KNN classifier on shuffled MNIST data¶

The data can be obtained from THE MNIST DATABASE of handwritten digits.

In [1]:

%matplotlib inline

import numpy as np
import idx2numpy
import matplotlib.pyplot as plt
import matplotlib.image as mpimg
import matplotlib.colors as mpcolors
import mnist
from sklearn import neighbors

train_image_labels = idx2numpy.convert_from_file('train-labels-idx1-ubyte')
train_images = idx2numpy.convert_from_file('train-images-idx3-ubyte')
test_image_labels = idx2numpy.convert_from_file('t10k-labels-idx1-ubyte')
test_images = idx2numpy.convert_from_file('t10k-images-idx3-ubyte')

Let's take a look at some our data.
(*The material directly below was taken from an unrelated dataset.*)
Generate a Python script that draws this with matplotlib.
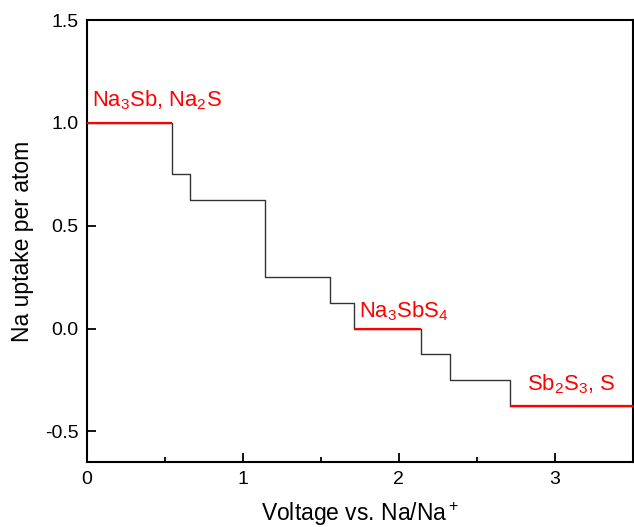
import numpy as np
import matplotlib
matplotlib.use('Agg')
import matplotlib.pyplot as plt
from matplotlib.ticker import MultipleLocator

plt.rcParams['font.family'] = ['Liberation Sans', 'DejaVu Sans']
plt.rcParams['mathtext.default'] = 'regular'

## step edges (V) and Na uptake on each plateau
volt = [0.0, 0.543, 0.66, 1.145, 1.558, 1.714, 2.145, 2.331, 2.712, 3.5]
uptake = [1.0, 0.75, 0.625, 0.25, 0.125, 0.0, -0.125, -0.25, -0.375]

## plateaus marked as phases
phase_idx = [0, 5, 8]
phase_lbl = ['Na$_3$Sb, Na$_2$S', 'Na$_3$SbS$_4$', 'Sb$_2$S$_3$, S']
lbl_xy = [(0.03, 1.078), (1.745, 0.053), (2.82, -0.302)]

fig = plt.figure(figsize=(6.34, 5.27), dpi=100)
ax = fig.add_axes([0.137, 0.123, 0.861, 0.839])

yy = uptake + [uptake[-1]]
ax.step(volt, yy, where='post', color='#333333', lw=1.0, zorder=2)

for i, lab, (tx, ty) in zip(phase_idx, phase_lbl, lbl_xy):
    ax.hlines(uptake[i], volt[i], volt[i+1], color='red', lw=1.6, zorder=3)
    ax.text(tx, ty, lab, color='red', fontsize=15.8, ha='left', va='baseline')

ax.set_xlim(0, 3.5)
ax.set_ylim(-0.65, 1.5)
ax.xaxis.set_minor_locator(MultipleLocator(0.5))
ax.set_xticks([0, 1, 2, 3])
ax.set_yticks([-0.5, 0.0, 0.5, 1.0, 1.5])
ax.set_yticklabels(['-0.5', '0.0', '0.5', '1.0', '1.5'])
ax.tick_params(which='major', direction='in', length=6.5, width=1.3, labelsize=14,
               top=False, right=False)
ax.tick_params(axis='y', pad=6)
ax.tick_params(axis='x', pad=6)
ax.tick_params(which='minor', direction='in', length=3.5, width=1.3, top=False, right=False)
for sp in ax.spines.values():
    sp.set_linewidth(1.5)

ax.set_xlabel('Voltage vs. Na/Na$^+$', fontsize=16.5, labelpad=9)
ax.set_ylabel('Na uptake per atom', fontsize=16.5, labelpad=8)

fig.savefig('out.png', dpi=100)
Plotting routines can be found on GitHub.

In [2]:

fig = plt.figure(figsize=(10,5))
for i in range (8):
    fig.add_subplot(2,4,i + 1)
    mnist.plot_image(train_images[i], train_image_labels[i])
fig.suptitle("Sample MNIST Digits")
plt.show()

Let's try training a nearest neighbors model, now.

In [3]:

flattened_train_images = train_images.reshape((train_images.shape[0], 
                                               train_images.shape[1]*train_images.shape[2]), 
                                              order='C')
nn_clf = neighbors.KNeighborsClassifier(n_neighbors=1, algorithm='brute')
nn_clf.fit(flattened_train_images, train_image_labels)

Out[3]:

KNeighborsClassifier(algorithm='brute', leaf_size=30, metric='minkowski',
           metric_params=None, n_jobs=1, n_neighbors=1, p=2,
           weights='uniform')

Let's test it out on the test data now.

In [4]:

flattened_test_images = test_images.reshape((test_images.shape[0], 
                                             test_images.shape[1]*test_images.shape[2]) ,
                                            order='C')
fig = plt.figure(figsize=(10,5))
for i in range (8):
    fig.add_subplot(2,4,i + 1)
    mnist.plot_image(test_images[i], test_image_labels[i], nn_clf.predict(flattened_test_images[i].reshape(1, -1))[0])
fig.suptitle("MNIST Digit Predictions")
plt.show()
1 - nn_clf.score(flattened_test_images[:1000], test_image_labels[:1000]) # error rate

Out[4]:

0.038000000000000034

Out of curiousity, let's look at the images that were wrongly predicted.

In [5]:

test_image_predictions = nn_clf.predict(flattened_test_images[:1000])
wrong_test_predictions_idx = np.arange(len(test_image_predictions))[test_image_predictions != test_image_labels[:1000]]
fig = plt.figure(figsize=(10,26))
fig.suptitle("Incorrectly Predicted Digits")
for i in range(len(wrong_test_predictions_idx)):
    idx = wrong_test_predictions_idx[i]
    fig.add_subplot((len(wrong_test_predictions_idx) + 3)//4, 4, i + 1)
    mnist.plot_image(test_images[idx], test_image_labels[idx], test_image_predictions[idx])
fig.suptitle("Incorrectly Predicted Digits")
fig.tight_layout()
fig.subplots_adjust(top=0.97)
plt.show()
    

Now, the question asks us to show that permutations do not affect accuracy. This is obvious from the formulation, but let's humor the question since I need to improve my skills with NumPy.

In [6]:

idx_permutation = np.random.permutation(np.arange(flattened_test_images.shape[1]))
permuted_flattened_train_images = flattened_train_images.copy()
permuted_flattened_test_images = flattened_test_images.copy()
for i in range(len(permuted_flattened_train_images)):
    permuted_flattened_train_images[i] = permuted_flattened_train_images[i][idx_permutation]
for i in range(len(permuted_flattened_test_images)):
    permuted_flattened_test_images[i] = permuted_flattened_test_images[i][idx_permutation]
permuted_train_images = permuted_flattened_train_images.reshape(train_images.shape, order='C')
permuted_test_images = permuted_flattened_test_images.reshape(test_images.shape, order='C')
fig = plt.figure(figsize=(8,4))
ax1 = fig.add_subplot(1,2,1)
ax1.set_title("Original Image")
mnist.plot_image(train_images[0], ax=ax1)
ax2 = fig.add_subplot(1,2,2)
ax2.set_title("Permuted Image")
mnist.plot_image(permuted_train_images[0], ax=ax2)

Clearly, the digit now looks like nonsense, but the error rate does not change.

In [7]:

permuted_nn_clf = neighbors.KNeighborsClassifier(n_neighbors=1, algorithm='brute')
permuted_nn_clf.fit(permuted_flattened_train_images, train_image_labels)
1 - permuted_nn_clf.score(permuted_flattened_test_images[:1000], test_image_labels[:1000])

Out[7]:

0.038000000000000034